With a flair for German-type accents, Mars also appeared as the insane Nazi playwright who creates Springtime for Hitler in Brooks’ The Producers (1968) and as a Yugoslavian shyster in Peter Bogdanovich’s What’s Up, Doc? (1972).
Mars has regular roles on TV as ranch owner Otto Mannkusser on the Fox series Malcolm in the Middle, as W.D. “Bud” Prize on Norman Lear’s Fernwood Tonight and its offshoot, America Tonight, in the late 1970s and as Paula Prentiss and Richard Benjamin’s fireman neighbor in He & She, a 1967-68 CBS series.
The Chicago native cultivated a robust career as a voice actor during his 40-plus years in show business, working on such projects as The Jetsons, The FIintstones Kids, The Little Mermaid, We're Back! A Dinosaur's Story and Life With Louie. He was Grandpa Longneck in many installments of The Land Before Time series that ran on film, video and TV.
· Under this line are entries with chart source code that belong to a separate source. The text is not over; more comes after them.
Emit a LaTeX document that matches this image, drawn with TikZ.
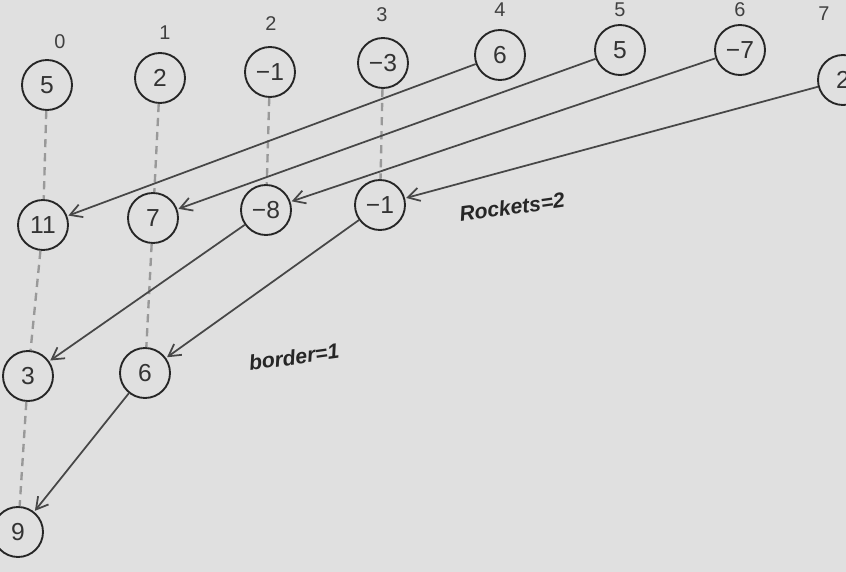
\documentclass[tikz,border=0pt]{standalone}
\usepackage{fontspec}
\setmainfont{Liberation Sans}
\usetikzlibrary{arrows.meta,shapes}

\begin{document}
\begin{tikzpicture}[
    x=0.03cm, y=-0.03cm,
    val/.style={circle, draw=black!85, line width=1.6pt, minimum size=1.5cm, inner sep=0pt, font=\fontsize{21}{21}\selectfont, text=black!80},
    idx/.style={font=\fontsize{17}{17}\selectfont, text=black!75},
    arrow/.style={-{Straight Barb[length=3.5mm,width=4mm]}, line width=1.5pt, draw=black!72, shorten >=1pt},
    link/.style={dash pattern=on 7pt off 5pt, line width=2pt, draw=black!40},
    note/.style={font=\fontsize{18}{18}\selectfont\itshape\bfseries, text=black!85}
]
\useasboundingbox (0,0) rectangle (846,572);
\fill[black!12] (0,0) rectangle (846,572);
\clip (0,0) rectangle (846,572);

% Input row with indices
\node [val] (a0) at (47,85) {5};
\node [val] (a1) at (160,78) {2};
\node [val] (a2) at (270,72) {−1};
\node [val] (a3) at (383,63) {−3};
\node [val] (a4) at (500,55) {6};
\node [val] (a5) at (620,50) {5};
\node [val] (a6) at (740,50) {−7};
\node [val] (a7) at (843,80) {2};

\node [idx] (i0) at (60,42) {0};
\node [idx] (i1) at (165,33) {1};
\node [idx] (i2) at (271,24) {2};
\node [idx] (i3) at (382,15) {3};
\node [idx] (i4) at (500,10) {4};
\node [idx] (i5) at (620,10) {5};
\node [idx] (i6) at (740,10) {6};
\node [idx] (i7) at (824,14) {7};

% Stride 4
\node [val] (b0) at (43,225) {11};
\node [val] (b1) at (153,218) {7};
\node [val] (b2) at (266,210) {−8};
\node [val] (b3) at (380,205) {−1};

% Stride 2
\node [val] (c0) at (28,376) {3};
\node [val] (c1) at (145,373) {6};

% Stride 1
\node [val] (d0) at (18,532) {9};

% Notes
\node [note, rotate=8] (n1) at (512,207) {Rockets=2};
\node [note, rotate=8] (n2) at (294,357) {border=1};

% Dashed links
\draw [link] (a0) -- (b0);
\draw [link] (a1) -- (b1);
\draw [link] (a2) -- (b2);
\draw [link] (a3) -- (b3);
\draw [link] (b0) -- (c0);
\draw [link] (b1) -- (c1);
\draw [link] (c0) -- (d0);

% Arrows
\draw [arrow] (a4) -- (b0);
\draw [arrow] (a5) -- (b1);
\draw [arrow] (a6) -- (b2);
\draw [arrow] (a7) -- (b3);
\draw [arrow] (b2) -- (c0);
\draw [arrow] (b3) -- (c1);
\draw [arrow] (c1) -- (d0);

\end{tikzpicture}
\end{document}
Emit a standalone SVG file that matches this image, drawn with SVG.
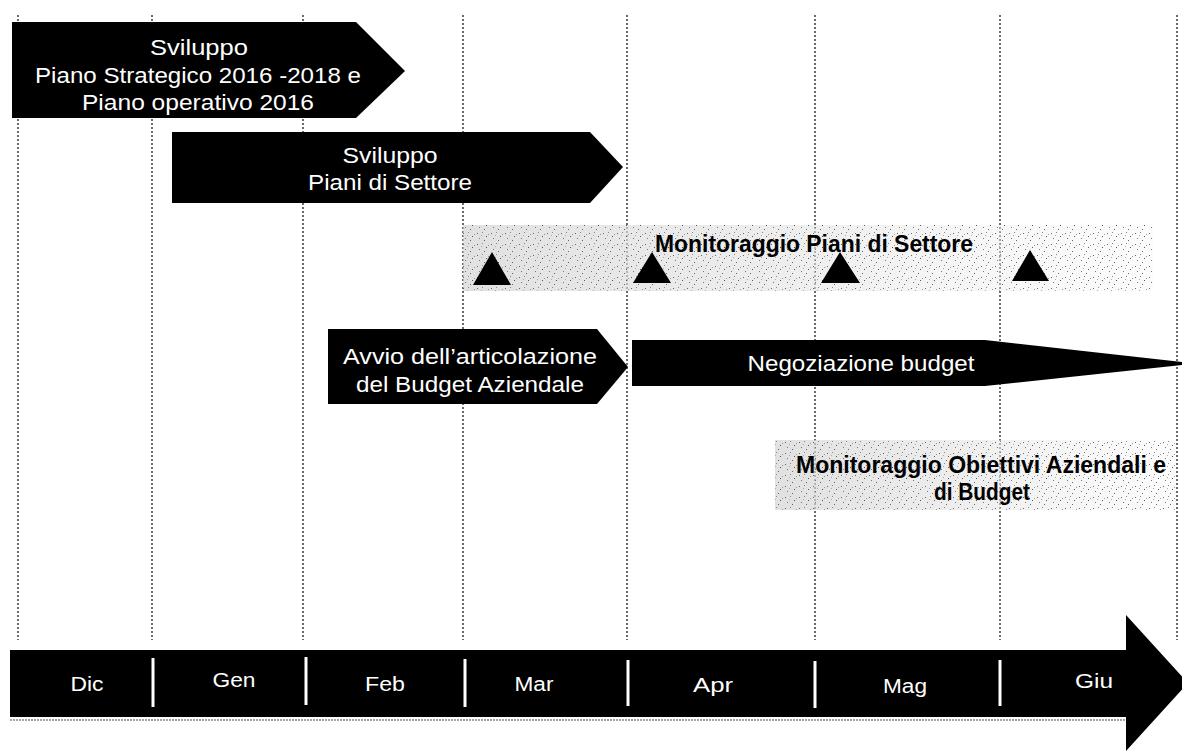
<svg xmlns="http://www.w3.org/2000/svg" width="1182" height="752" viewBox="0 0 1182 752">
<style>
.grid line{stroke:#3a3a3a;stroke-width:1.5;stroke-dasharray:2 2}
.shape{fill:#000}
.wt{fill:#fff;font-family:"Liberation Sans",Arial,sans-serif;font-size:22px;text-anchor:middle}
.mt{fill:#fff;font-family:"Liberation Sans",Arial,sans-serif;font-size:20px;text-anchor:middle}
.bt{fill:#000;font-family:"Liberation Sans",Arial,sans-serif;font-size:23px;font-weight:bold;text-anchor:middle}
.div{stroke:#fff;stroke-width:3}
</style>
<defs>
<pattern id="noise" width="14" height="11" patternUnits="userSpaceOnUse">
<rect x="1" y="2" width="1" height="1" fill="#666"/>
<rect x="6" y="1" width="1" height="1" fill="#888"/>
<rect x="10" y="5" width="1" height="1" fill="#555"/>
<rect x="3" y="7" width="1" height="1" fill="#777"/>
<rect x="8" y="9" width="1" height="1" fill="#666"/>
<rect x="12" y="3" width="1" height="1" fill="#999"/>
<rect x="5" y="4" width="1" height="1" fill="#aaa"/>
</pattern>
<linearGradient id="fade" x1="0" y1="0" x2="1" y2="0">
<stop offset="0" stop-color="#d4d4d4" stop-opacity="0.7"/>
<stop offset="0.5" stop-color="#e4e4e4" stop-opacity="0.6"/>
<stop offset="1" stop-color="#f4f4f4" stop-opacity="0.3"/>
</linearGradient>
</defs>
<rect width="1182" height="752" fill="#fff"/>
<g id="grid" class="grid">
<line x1="18" y1="15" x2="18" y2="640"/>
<line x1="152" y1="15" x2="152" y2="640"/>
<line x1="303" y1="15" x2="303" y2="640"/>
<line x1="463" y1="15" x2="463" y2="640"/>
<line x1="627" y1="15" x2="627" y2="640"/>
<line x1="815" y1="15" x2="815" y2="640"/>
<line x1="1000" y1="15" x2="1000" y2="640"/>
<line x1="1177" y1="15" x2="1177" y2="640"/>
</g>
<g id="piano-strategico">
<polygon class="shape" points="12,22 356,22 405,71 356,118 12,118"/>
<text class="wt" x="199" y="55" textLength="98" lengthAdjust="spacingAndGlyphs">Sviluppo</text>
<text class="wt" x="198" y="83" textLength="326" lengthAdjust="spacingAndGlyphs">Piano Strategico 2016 -2018 e</text>
<text class="wt" x="198" y="110" textLength="232" lengthAdjust="spacingAndGlyphs">Piano operativo 2016</text>
</g>
<g id="piani-settore">
<polygon class="shape" points="172,132 590,132 623,167 590,203 172,203"/>
<text class="wt" x="390" y="163" textLength="95" lengthAdjust="spacingAndGlyphs">Sviluppo</text>
<text class="wt" x="390" y="190" textLength="164" lengthAdjust="spacingAndGlyphs">Piani di Settore</text>
</g>
<g id="monitoraggio-piani">
<rect x="463" y="225" width="690" height="66" fill="url(#fade)"/>
<rect x="463" y="225" width="690" height="66" fill="url(#noise)"/>
<polygon class="shape" points="492,252 511,285 473,285"/>
<polygon class="shape" points="652,252 671,283 633,283"/>
<polygon class="shape" points="840,252 860,283 821,283"/>
<polygon class="shape" points="1030,250 1049,281 1012,281"/>
<text class="bt" x="814" y="252" textLength="318" lengthAdjust="spacingAndGlyphs">Monitoraggio Piani di Settore</text>
</g>
<g id="avvio-budget">
<polygon class="shape" points="328,329 597,329 628,367 597,404 328,404"/>
<text class="wt" x="470" y="364" textLength="254" lengthAdjust="spacingAndGlyphs">Avvio dell’articolazione</text>
<text class="wt" x="470" y="392" textLength="228" lengthAdjust="spacingAndGlyphs">del Budget Aziendale</text>
</g>
<g id="negoziazione">
<polygon class="shape" points="632,340 985,340 1182,362 1182,365 985,386 632,386"/>
<text class="wt" x="861" y="371" textLength="227" lengthAdjust="spacingAndGlyphs">Negoziazione budget</text>
</g>
<g id="monitoraggio-obiettivi">
<rect x="775" y="440" width="400" height="70" fill="url(#fade)"/>
<rect x="775" y="440" width="400" height="70" fill="url(#noise)"/>
<text class="bt" x="981" y="473" textLength="370" lengthAdjust="spacingAndGlyphs">Monitoraggio Obiettivi Aziendali e</text>
<text class="bt" x="982" y="500" textLength="96" lengthAdjust="spacingAndGlyphs">di Budget</text>
</g>
<g id="timeline">
<polygon class="shape" points="10,650 1126,650 1126,615 1188,683 1126,751 1126,717 10,717"/>
<line x1="10" y1="720" x2="1126" y2="720" stroke="#888" stroke-width="1.5" stroke-dasharray="2 1"/>
<line class="div" x1="153" y1="658" x2="153" y2="707"/>
<line class="div" x1="306" y1="657" x2="306" y2="705"/>
<line class="div" x1="465" y1="659" x2="465" y2="707"/>
<line class="div" x1="628" y1="660" x2="628" y2="706"/>
<line class="div" x1="815" y1="661" x2="815" y2="708"/>
<line class="div" x1="1000" y1="660" x2="1000" y2="706"/>
<text class="mt" x="87" y="691" textLength="33" lengthAdjust="spacingAndGlyphs">Dic</text>
<text class="mt" x="234" y="687" textLength="43" lengthAdjust="spacingAndGlyphs">Gen</text>
<text class="mt" x="385" y="691" textLength="40" lengthAdjust="spacingAndGlyphs">Feb</text>
<text class="mt" x="534" y="691" textLength="39" lengthAdjust="spacingAndGlyphs">Mar</text>
<text class="mt" x="713" y="692" textLength="40" lengthAdjust="spacingAndGlyphs">Apr</text>
<text class="mt" x="905" y="693" textLength="44" lengthAdjust="spacingAndGlyphs">Mag</text>
<text class="mt" x="1094" y="688" textLength="38" lengthAdjust="spacingAndGlyphs">Giu</text>
</g>
</svg>
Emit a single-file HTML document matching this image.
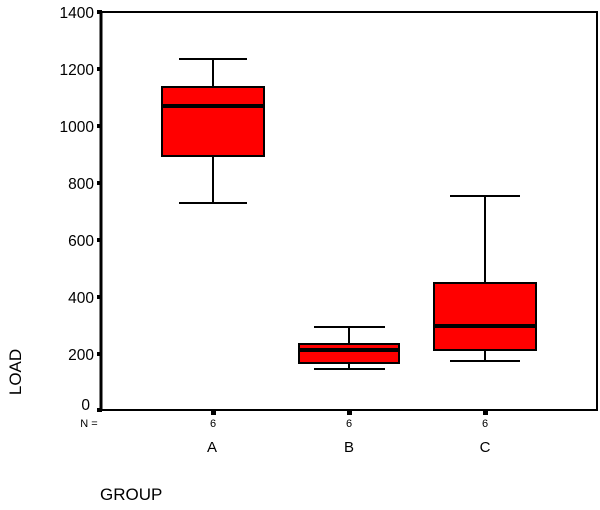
<!DOCTYPE html>
<html><head><style>body{margin:0;background:#fff}</style></head><body>
<svg width="600" height="505" xmlns="http://www.w3.org/2000/svg" font-family="Liberation Sans, Arial, sans-serif">
<rect width="600" height="505" fill="#fff"/>
<path d="M101,12 H597 V410 H101 Z" fill="none" stroke="#000" stroke-width="2"/>
<line x1="101" y1="11" x2="101" y2="411" stroke="#000" stroke-width="3"/>
<g fill="#000">
<rect x="97" y="10" width="5" height="4"/><rect x="97" y="67" width="5" height="4"/><rect x="97" y="124" width="5" height="4"/><rect x="97" y="181" width="5" height="4"/><rect x="97" y="238" width="5" height="4"/><rect x="97" y="295" width="5" height="4"/><rect x="97" y="352" width="5" height="4"/><rect x="97" y="408" width="5" height="4"/>
<rect x="211" y="410" width="5" height="5"/><rect x="347" y="410" width="5" height="5"/><rect x="483" y="410" width="5" height="5"/>
</g>
<g font-size="15.5" text-anchor="end" fill="#000">
<text x="94" y="18">1400</text><text x="94" y="75">1200</text><text x="94" y="132">1000</text><text x="94" y="189">800</text><text x="94" y="246">600</text><text x="94" y="303">400</text><text x="94" y="360">200</text><text x="90" y="410">0</text>
</g>
<g font-size="11" fill="#000" text-anchor="middle">
<text x="89" y="427">N =</text><text x="213" y="427">6</text><text x="349" y="427">6</text><text x="485" y="427">6</text>
</g>
<g font-size="15" fill="#000" text-anchor="middle">
<text x="212" y="452">A</text><text x="349" y="452">B</text><text x="485" y="452">C</text>
</g>
<text x="100" y="500" font-size="17">GROUP</text>
<text transform="translate(21,372) rotate(-90)" font-size="17" text-anchor="middle">LOAD</text>
<g stroke="#000" stroke-width="2" fill="#f00">
<line x1="213" y1="59" x2="213" y2="203"/><line x1="179" y1="59" x2="247" y2="59"/><line x1="179" y1="203" x2="247" y2="203"/>
<rect x="162" y="87" width="102" height="69"/>
<line x1="349" y1="327" x2="349" y2="369"/><line x1="314" y1="327" x2="385" y2="327"/><line x1="314" y1="369" x2="385" y2="369"/>
<rect x="299" y="344" width="100" height="19"/>
<line x1="485" y1="196" x2="485" y2="361"/><line x1="450" y1="196" x2="520" y2="196"/><line x1="450" y1="361" x2="520" y2="361"/>
<rect x="434" y="283" width="102" height="67"/>
</g>
<g stroke="#000" stroke-width="4">
<line x1="162" y1="106" x2="264" y2="106"/><line x1="299" y1="350" x2="399" y2="350"/><line x1="434" y1="326" x2="536" y2="326"/>
</g>
</svg>
</body></html>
In a take-off on Lionel Atwill’s local police Inspector Krogh character with a mechanical wooden arm in 1939’s Son of Frankenstein, Mars’ Inspector Kemp in Young Frankenstein sports an eye patch and monocle over the same eye, a disjointed wooden arm that moves in all manner of ways and an accent so thick even his own countrymen can’t understand him.
Mars also appeared in the Woody Allen films Radio Days (1987) and Shadows and Fog (1991), and in another dramatic turn, opposite Shirley MacLaine in 1971’s Desperate Characters.
Truly another great has passed and now has been added to the list of late Mel Brooks alumni including Madeline Kahn, Harvey Korman, Dom Deluise and Marty Feldman.